For the first time since 1956 there was no mechanical-lifter engine offered for the Corvette. Instead, buyers could only choose from three hydraulic-lifter models. These engines came in the form of the base 350 RPO L48 which sputtered out a meek 190 bhp, and uprated L82 small black with 250 bhp, and a 454 that was advertised at 270 bhp. Though not the engines of old, there was little that the engineers at GM could do.
Though the output of horsepower was indeed small by Corvette standards they were still as much or more than other foreign name plate competitors. In fact, the 1973 Vette boasted a 15 second quarter mile run which was virtually identical to such names as the Porsche 911E and the DeTomaso Pantera, both of which cost almost twice as much as the Vette.
What did come with a welcomed change for the 1973 version of the Shark was the first major appearance change since 1968. Some of the more noticeable changes were:
- New Front: Both the coupe and convertible for the 1972 model received an updated nose treatment.
- New Bumper: As per a new mandate that made all cars have a front bumper that was rated at a five miles per hour impact protection, the Corvette answered with style. A steel bumper was covered by urethane and then painted to match the color of the Corvette. This added only two overall inches to the length and only about 35 pounds to the total weight. It was not as noticeable as many of the other cars that were being driven in the day and the best part was that the bumper of the 1973 Corvette would bounce back to form in almost any parking lot scuffle that occurred.

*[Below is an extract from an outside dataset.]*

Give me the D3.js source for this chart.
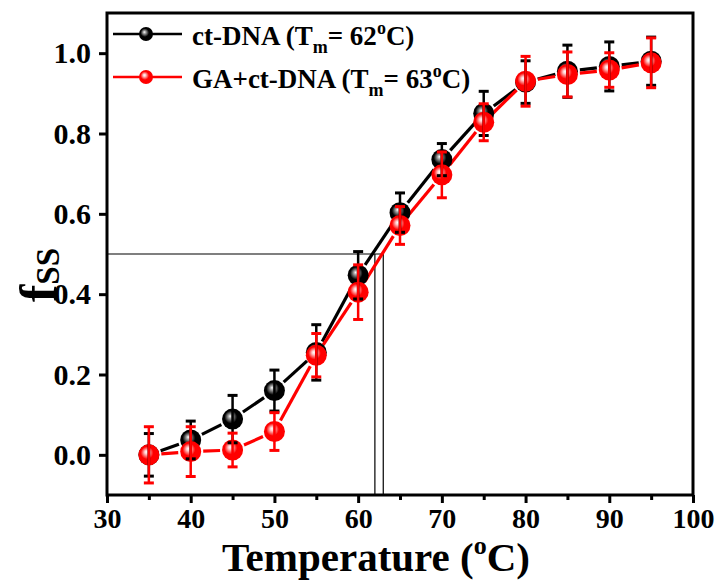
<!DOCTYPE html>
<html>
<head>
<meta charset="utf-8">
<script src="https://cdn.jsdelivr.net/npm/d3@7"></script>
<style>
body { margin: 0; background: #fff; }
text { font-family: "Liberation Serif", "Times New Roman", serif; font-weight: bold; fill: #000; }
</style>
</head>
<body>
<svg width="717" height="580"></svg>
<script>
// temperatures (x) and fraction single stranded (y)
var temps = [35, 40, 45, 50, 55, 60, 65, 70, 75, 80, 85, 90, 95];
var ctDNA = [0.000, 0.037, 0.089, 0.160, 0.255, 0.447, 0.603, 0.735, 0.850, 0.928, 0.955, 0.967, 0.980];
var ctDNAErr = [0.053, 0.047, 0.059, 0.051, 0.069, 0.059, 0.049, 0.040, 0.055, 0.053, 0.065, 0.061, 0.060];
var gaDNA = [0.000, 0.008, 0.012, 0.058, 0.248, 0.405, 0.571, 0.697, 0.828, 0.930, 0.947, 0.958, 0.976];
var gaDNAErr = [0.070, 0.062, 0.042, 0.047, 0.054, 0.068, 0.047, 0.057, 0.046, 0.062, 0.056, 0.043, 0.062];
var xTicks = [30, 40, 50, 60, 70, 80, 90, 100];
var xMinor = [35, 45, 55, 65, 75, 85, 95];
var yTicks = [0.0, 0.2, 0.4, 0.6, 0.8, 1.0];
var tmLines = [62, 63];

var series = [
    { name: "ct-DNA", tm: "62", color: "#000", hi: "#aaa", ys: ctDNA, err: ctDNAErr },
    { name: "GA+ct-DNA", tm: "63", color: "#f00", hi: "#fcc", ys: gaDNA, err: gaDNAErr }
];

var pLeft = 107, pRight = 693, pTop = 13, pBottom = 495;
var svg = d3.select("svg");

var x = d3.scaleLinear().domain([30, 100]).range([pLeft, pRight]);
var y = d3.scaleLinear().domain([-0.1, 1.1]).range([pBottom, pTop]);

// gradients for the shiny markers
var defs = svg.append("defs");
series.forEach(function (s, i) {
    var g = defs.append("radialGradient").attr("id", "grad" + i)
        .attr("cx", "45%").attr("cy", "45%").attr("r", "60%")
        .attr("fx", "38%").attr("fy", "36%");
    g.append("stop").attr("offset", "0%").attr("stop-color", "#fff");
    g.append("stop").attr("offset", "15%").attr("stop-color", s.hi);
    g.append("stop").attr("offset", "50%").attr("stop-color", s.color);
    g.append("stop").attr("offset", "100%").attr("stop-color", s.color);
});

// axes
svg.append("g").attr("class", "xax").attr("transform", "translate(0," + pBottom + ")")
    .call(d3.axisBottom(x).tickValues(xTicks).tickSize(8).tickPadding(5).tickFormat(d3.format("d")));
svg.append("g").attr("transform", "translate(0," + pBottom + ")")
    .call(d3.axisBottom(x).tickValues(xMinor).tickSize(5).tickFormat(""));
svg.append("g").attr("class", "yax").attr("transform", "translate(" + pLeft + ",0)")
    .call(d3.axisLeft(y).tickValues(yTicks).tickSize(8).tickPadding(8).tickFormat(d3.format(".1f")));
svg.selectAll(".domain").remove();
svg.selectAll(".tick line").attr("stroke", "#000").attr("stroke-width", 3);
svg.selectAll(".tick text").attr("font-size", null).attr("font-family", null);
svg.selectAll(".yax .tick text").style("font-size", "30px");
svg.selectAll(".xax .tick text").style("font-size", "28px");

// Tm guide lines
svg.append("line").attr("x1", pLeft).attr("x2", x(d3.max(tmLines)))
    .attr("y1", y(0.5)).attr("y2", y(0.5)).attr("stroke", "#000").attr("stroke-width", 1.2);
svg.selectAll(".tm").data(tmLines).enter().append("line")
    .attr("x1", function (d) { return x(d); }).attr("x2", function (d) { return x(d); })
    .attr("y1", y(0.5)).attr("y2", pBottom).attr("stroke", "#000").attr("stroke-width", 1.2);

var R = 10.5, GAP = R + 2;

// connecting lines with a gap to the symbols
series.forEach(function (s) {
    var segs = [];
    for (var i = 0; i < temps.length - 1; i++) {
        var x1 = x(temps[i]), y1 = y(s.ys[i]), x2 = x(temps[i + 1]), y2 = y(s.ys[i + 1]);
        var len = Math.hypot(x2 - x1, y2 - y1);
        if (len <= 2 * GAP) continue;
        var ux = (x2 - x1) / len, uy = (y2 - y1) / len;
        segs.push([x1 + ux * GAP, y1 + uy * GAP, x2 - ux * GAP, y2 - uy * GAP]);
    }
    svg.append("g").selectAll("line").data(segs).enter().append("line")
        .attr("x1", function (d) { return d[0]; }).attr("y1", function (d) { return d[1]; })
        .attr("x2", function (d) { return d[2]; }).attr("y2", function (d) { return d[3]; })
        .attr("stroke", s.color).attr("stroke-width", 3.2);
});

// markers
series.forEach(function (s, si) {
    svg.append("g").selectAll("circle").data(temps).enter().append("circle")
        .attr("cx", function (d) { return x(d); })
        .attr("cy", function (d, i) { return y(s.ys[i]); })
        .attr("r", R)
        .attr("fill", "url(#grad" + si + ")");
});

// error bars
series.forEach(function (s) {
    var g = svg.append("g").attr("stroke", s.color).attr("stroke-width", 2.5);
    temps.forEach(function (t, i) {
        var cx = x(t), yt = y(s.ys[i] + s.err[i]), yb = y(s.ys[i] - s.err[i]);
        g.append("line").attr("x1", cx).attr("x2", cx).attr("y1", yt).attr("y2", yb);
        g.append("line").attr("x1", cx - 5).attr("x2", cx + 5).attr("y1", yt).attr("y2", yt).attr("stroke-width", 3);
        g.append("line").attr("x1", cx - 5).attr("x2", cx + 5).attr("y1", yb).attr("y2", yb).attr("stroke-width", 3);
    });
});

// frame
svg.append("rect").attr("x", pLeft).attr("y", pTop).attr("width", pRight - pLeft).attr("height", pBottom - pTop)
    .attr("fill", "none").attr("stroke", "#000").attr("stroke-width", 3);

// legend
series.forEach(function (s, i) {
    var ly = 34 + i * 43;
    svg.append("line").attr("x1", 113).attr("x2", 182).attr("y1", ly).attr("y2", ly)
        .attr("stroke", s.color).attr("stroke-width", 2.5);
    svg.append("circle").attr("cx", 146).attr("cy", ly).attr("r", 7).attr("fill", "url(#grad" + i + ")");
    var t = svg.append("text").attr("x", 192).attr("y", ly + 11).style("font-size", "27px");
    t.append("tspan").text(s.name + " (T");
    t.append("tspan").attr("dy", 8).style("font-size", "18px").text("m");
    t.append("tspan").attr("dy", -8).text("= " + s.tm);
    t.append("tspan").attr("dy", -11).style("font-size", "18px").text("o");
    t.append("tspan").attr("dy", 11).text("C)");
});

// axis titles
var xt = svg.append("text").attr("x", 376).attr("y", 571).attr("text-anchor", "middle").style("font-size", "41px");
xt.append("tspan").text("Temperature (");
xt.append("tspan").attr("dy", -17).style("font-size", "26px").text("o");
xt.append("tspan").attr("dy", 17).text("C)");

var yt = svg.append("text").attr("transform", "translate(56,302) rotate(-90)").style("font-size", "52px");
yt.append("tspan").text("f");
yt.append("tspan").attr("dy", 3).style("font-size", "33px").text("SS");
</script>
</body>
</html>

- Safety Enhancements: The 1973 Corvette was also made safer by way of steel beams that were added inside of each door. This new Federal mandate helped to protect occupants that were riding in the car.

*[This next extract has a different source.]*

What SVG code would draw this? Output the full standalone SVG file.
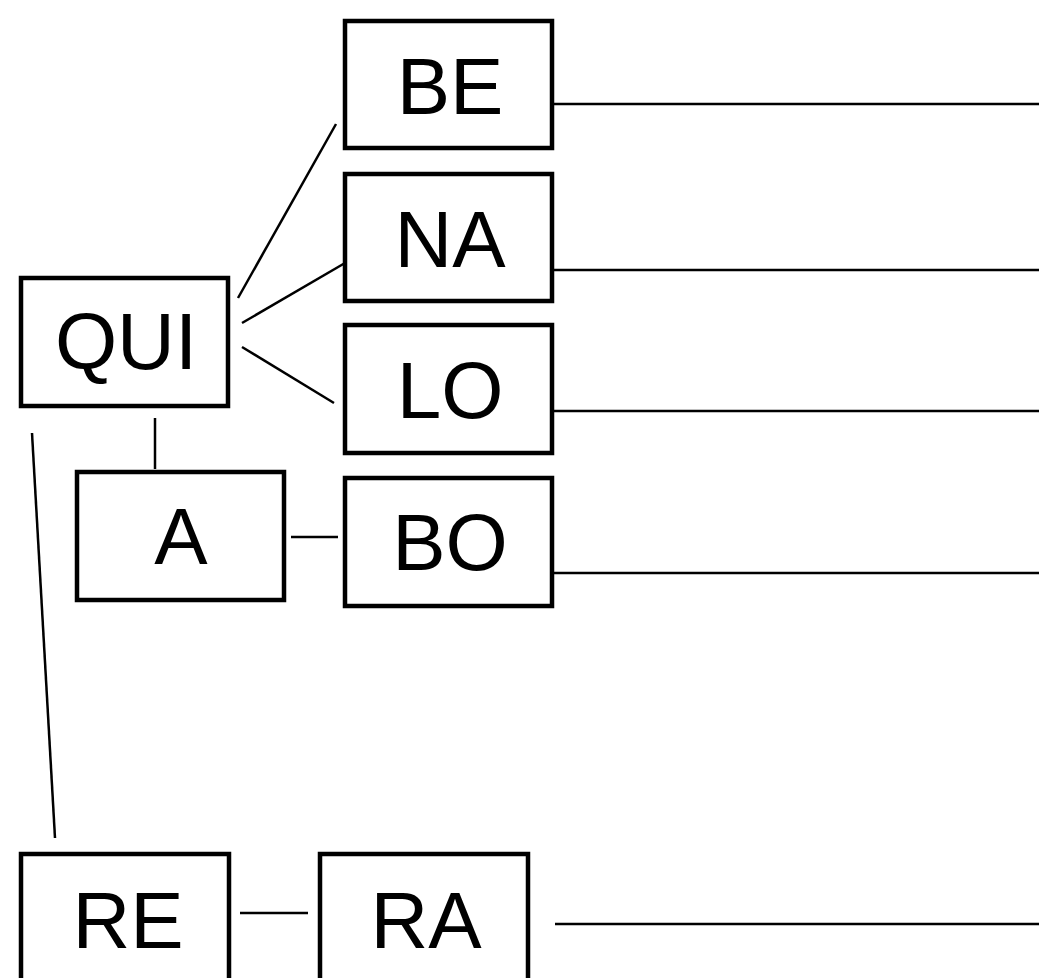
<svg xmlns="http://www.w3.org/2000/svg" width="1039" height="978" viewBox="0 0 1039 978">
<style>
.box{fill:#fff;stroke:#000;stroke-width:4.5}
.lbl{font-family:"Liberation Sans",Arial,sans-serif;font-size:80px;fill:#000;text-anchor:middle}
.con{stroke:#000;stroke-width:2.5;fill:none}
</style>
<rect width="1039" height="978" fill="#fff"/>
<g id="connectors">
<line class="con" x1="238" y1="298" x2="336" y2="124"/>
<line class="con" x1="242" y1="323" x2="345" y2="263"/>
<line class="con" x1="242" y1="347" x2="334" y2="403"/>
<line class="con" x1="155" y1="418" x2="155" y2="469"/>
<line class="con" x1="291" y1="537" x2="338" y2="537"/>
<line class="con" x1="32" y1="433" x2="55" y2="838"/>
<line class="con" x1="240" y1="913" x2="308" y2="913"/>
<line class="con" x1="554" y1="104" x2="1039" y2="104"/>
<line class="con" x1="554" y1="270" x2="1039" y2="270"/>
<line class="con" x1="554" y1="411" x2="1039" y2="411"/>
<line class="con" x1="554" y1="573" x2="1039" y2="573"/>
<line class="con" x1="555" y1="924" x2="1039" y2="924"/>
</g>
<g id="node-BE"><rect class="box" x="345" y="21" width="207" height="127"/><text class="lbl" x="450" y="114">BE</text></g>
<g id="node-NA"><rect class="box" x="345" y="174" width="207" height="127"/><text class="lbl" x="450" y="267">NA</text></g>
<g id="node-LO"><rect class="box" x="345" y="325" width="207" height="128"/><text class="lbl" x="450" y="418">LO</text></g>
<g id="node-BO"><rect class="box" x="345" y="478" width="207" height="128"/><text class="lbl" x="450" y="570">BO</text></g>
<g id="node-QUI"><rect class="box" x="21" y="278" width="207" height="128"/><text class="lbl" x="126" y="369">QUI</text></g>
<g id="node-A"><rect class="box" x="77" y="472" width="207" height="128"/><text class="lbl" x="181" y="564">A</text></g>
<g id="node-RE"><rect class="box" x="21" y="854" width="208" height="140"/><text class="lbl" x="128" y="948">RE</text></g>
<g id="node-RA"><rect class="box" x="320" y="854" width="208" height="140"/><text class="lbl" x="426" y="948">RA</text></g>
</svg>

- Better Tires: Standard radial-ply tires would soon be Federally mandated but the 1973 Vette featured them before the mandate ever took place. The radials offered better wet grip for the Corvette as well as an overall better tread life. All this with added stability to boot.
For its continuation to the power loss side, GM combated the Feds with a better looking and better handling car with the 1973 Corvette. Though the days of huge engines were gone for time being, there was still no mistaking the pure joy that was felt when driving around in a Corvette. At a base price of just over $5,500, the 1973 Corvette held its own in the sales department and thanks to some clever redesigning and engineering it too represented another successful year for the iconic sports car.